Eine scheinbar besondere Konstellation liegt beim Handeln unter fremdem Namen vor. Bei dieser dritten Variante tritt jemand für eigene Rechnung unter dem Namen eines Dritten auf. Auch hier bleibt es aber im Grundsatz bei der zivilrechtlichen Anknüpfung. Derjenige, in dessen Namen aufgetreten wird, wird als Beteiligter des Leistungsaustauschs qualifiziert. Das gilt auch in den Fällen eines Strohmannhandelns.

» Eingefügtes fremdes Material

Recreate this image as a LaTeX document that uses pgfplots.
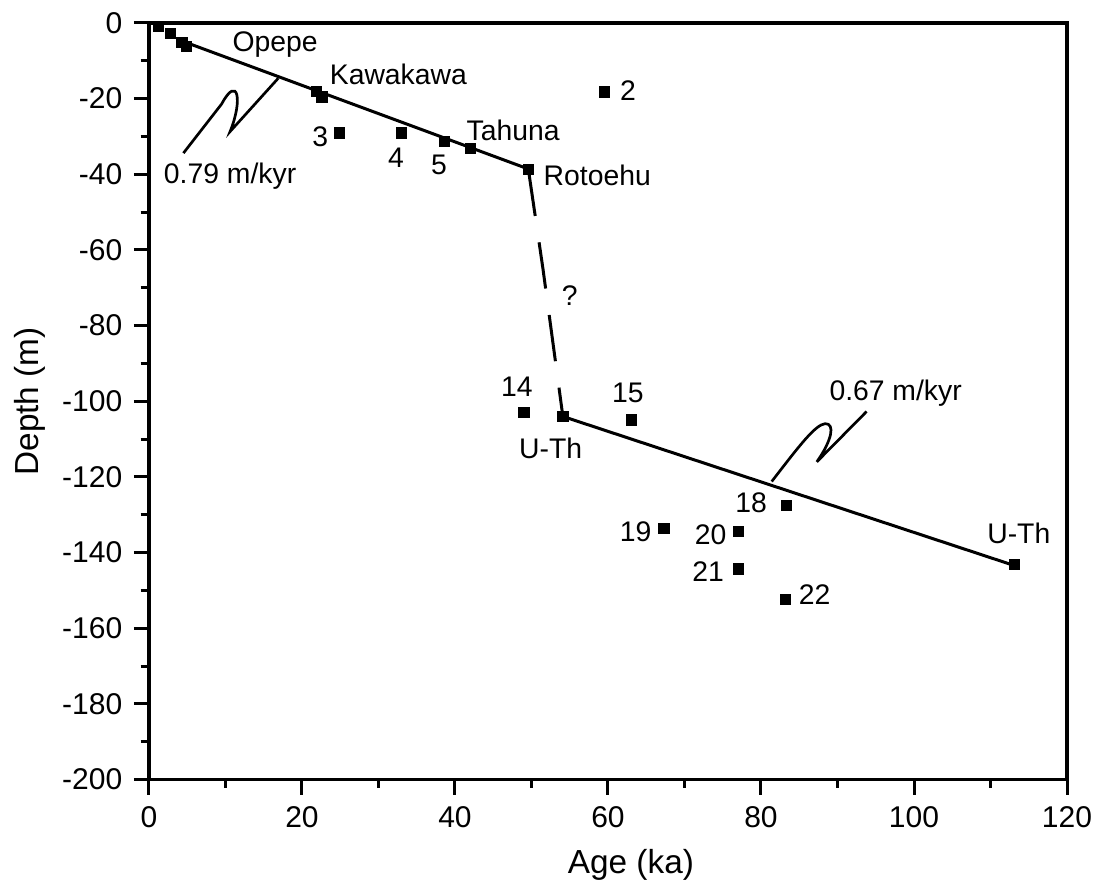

Nur dann, wenn derjenige, der in eigenem Namen auftritt, keine eigene Rechtspersönlichkeit besitzt, muss der hinter dem nach außen (formal) Auftretenden als Leistender angesehen werden. Folgerichtig hat der BFH bei nicht handlungsfähigen sog. Domizilgesellschaften aus Liechtenstein den für diese auftretenden und sie beherrschenden "Generalbevollmächtigten" als Leistenden angesehen.

Grundsätzlich ist mangels richtiger Rechnungsadressierung dieser hinter der Domizilgesellschaft stehende Hintermann nicht vorsteuerabzugsberechtigt. Aufgrund der besonderen Umstände des vom FG ermittelten Sachverhalts hat der BFH in Ausnahme von seinen Grundsätzen im Urteil vom 17.9.1992, V R 41/89 (BStBl II 1993, 205) dem Kläger als Hintermann den Vorsteuerabzug zugestanden, da eine leichte und eindeutige Identifizierbarkeit jederzeit möglich gewesen sei.